LEWISTON – Mayor Larry Raymond said Monday that he is sorry for any misunderstanding but he doesn’t regret writing an open letter to Somali leaders that has drawn national attention and criticism.

Raymond, who met privately Friday with Somali leaders, said his letter asking Somali newcomers to discourage their Somali friends and families from coming to Lewiston has been misinterpreted by some people.

But he said that in Lewiston the vast majority of people support him. He said he has received more than 650 e-mails; only 35 of them were negative.

“Basically they [residents] are not racist. They’re saying, ‘You said what we were thinking. We need some breathing room,”‘ he said Monday.

In his original letter, Raymond wrote that the city of 36,000, which has absorbed more than 1,000 Somalis in 18 months, cannot continue the influx of newcomers “without negative results for all.” He wrote that the city is “maxed-out financially, physically and emotionally.”
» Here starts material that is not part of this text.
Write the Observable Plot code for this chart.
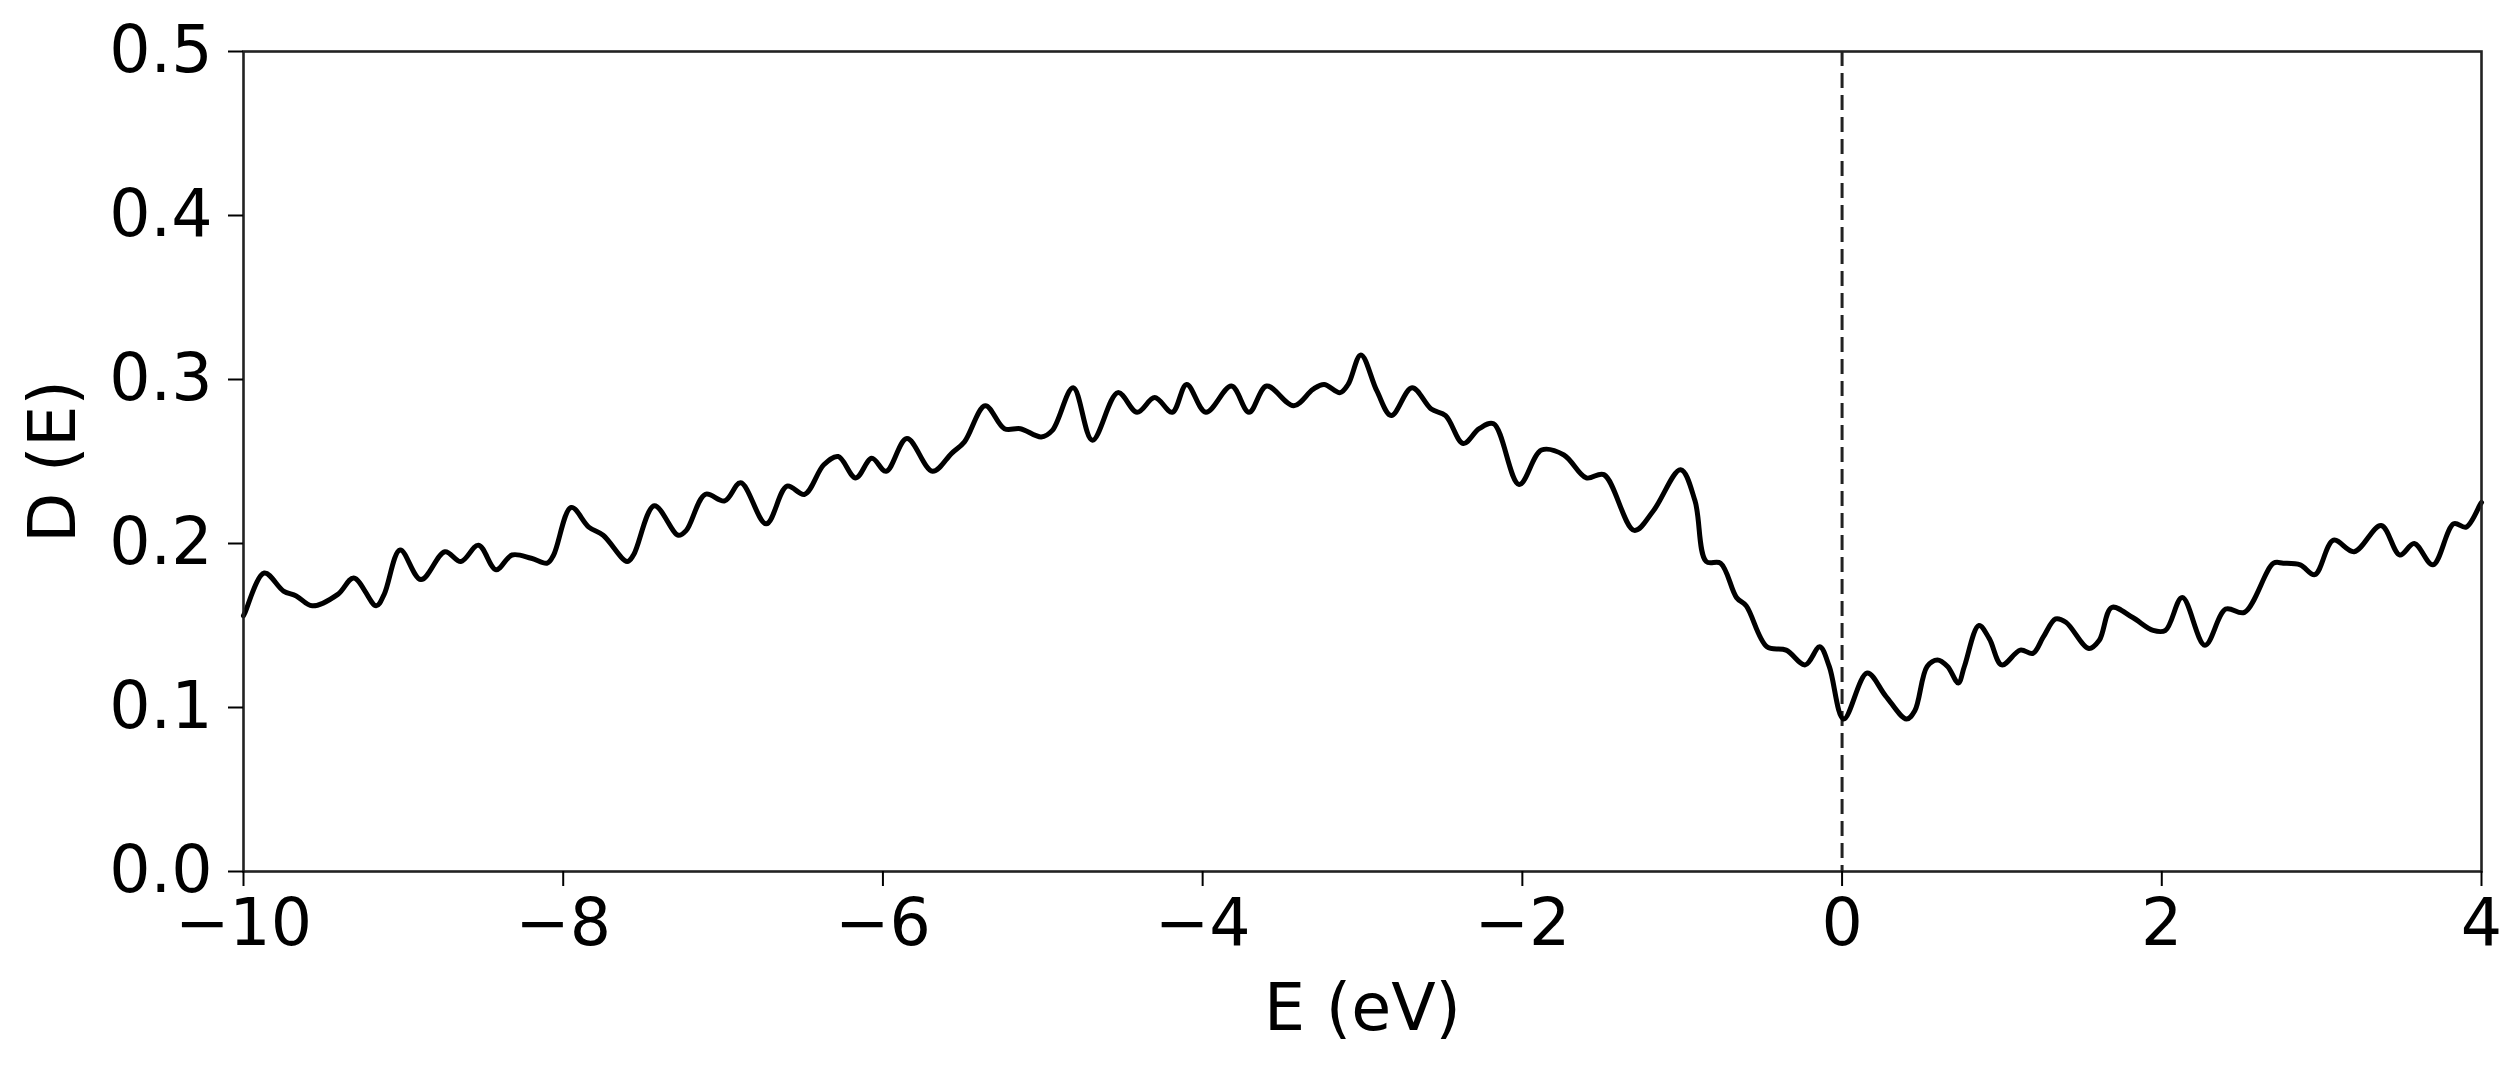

“The Somali community must exercise some discipline and reduce the stress on our limited finances and our generosity,” he wrote.

Somalis responded by calling him an “ill-informed leader,” and Raymond kept a low profile for several days afterward.

He said he wanted to keep the matter in the “family” and preferred not to have it play out in the national press.

On Monday, he invited three local TV stations to a news conference in which he said he and Somalis residents had come to an understanding. “I think they understand now what I was trying to do,” he said Monday.

Raymond has declined to apologize for the letter.

He told the Sun Journal newspaper that he could not apologize for what he felt was a reasonable request to slow down the influx of newcomers because of the financial strain on city resources.

“For me to apologize just to placate them, when I didn’t believe I did anything wrong, would be an insult. They understand that it would be impossible for me to apologize for something I believed and still believe was a request, and a reasonable request,” he said.

He denied that there were veiled messages in the letter. “I’m not that sophisticated,” said Raymond, a lawyer.

Raymond did not a join a parade of 250 people on Sunday to show support for the Somalian community. He had said he was not sure if he would attend because he didn’t want to draw more attention to himself.

Raymond said the most troubling thing to him was to be called a racist.

Raymond is a descendant of French Canadians, who as a group were persecuted when they came to Lewiston. And he has two black grandchildren who were adopted from Georgia.

Given his family background, Raymond said, “I couldn’t believe that anyone would call me racist.”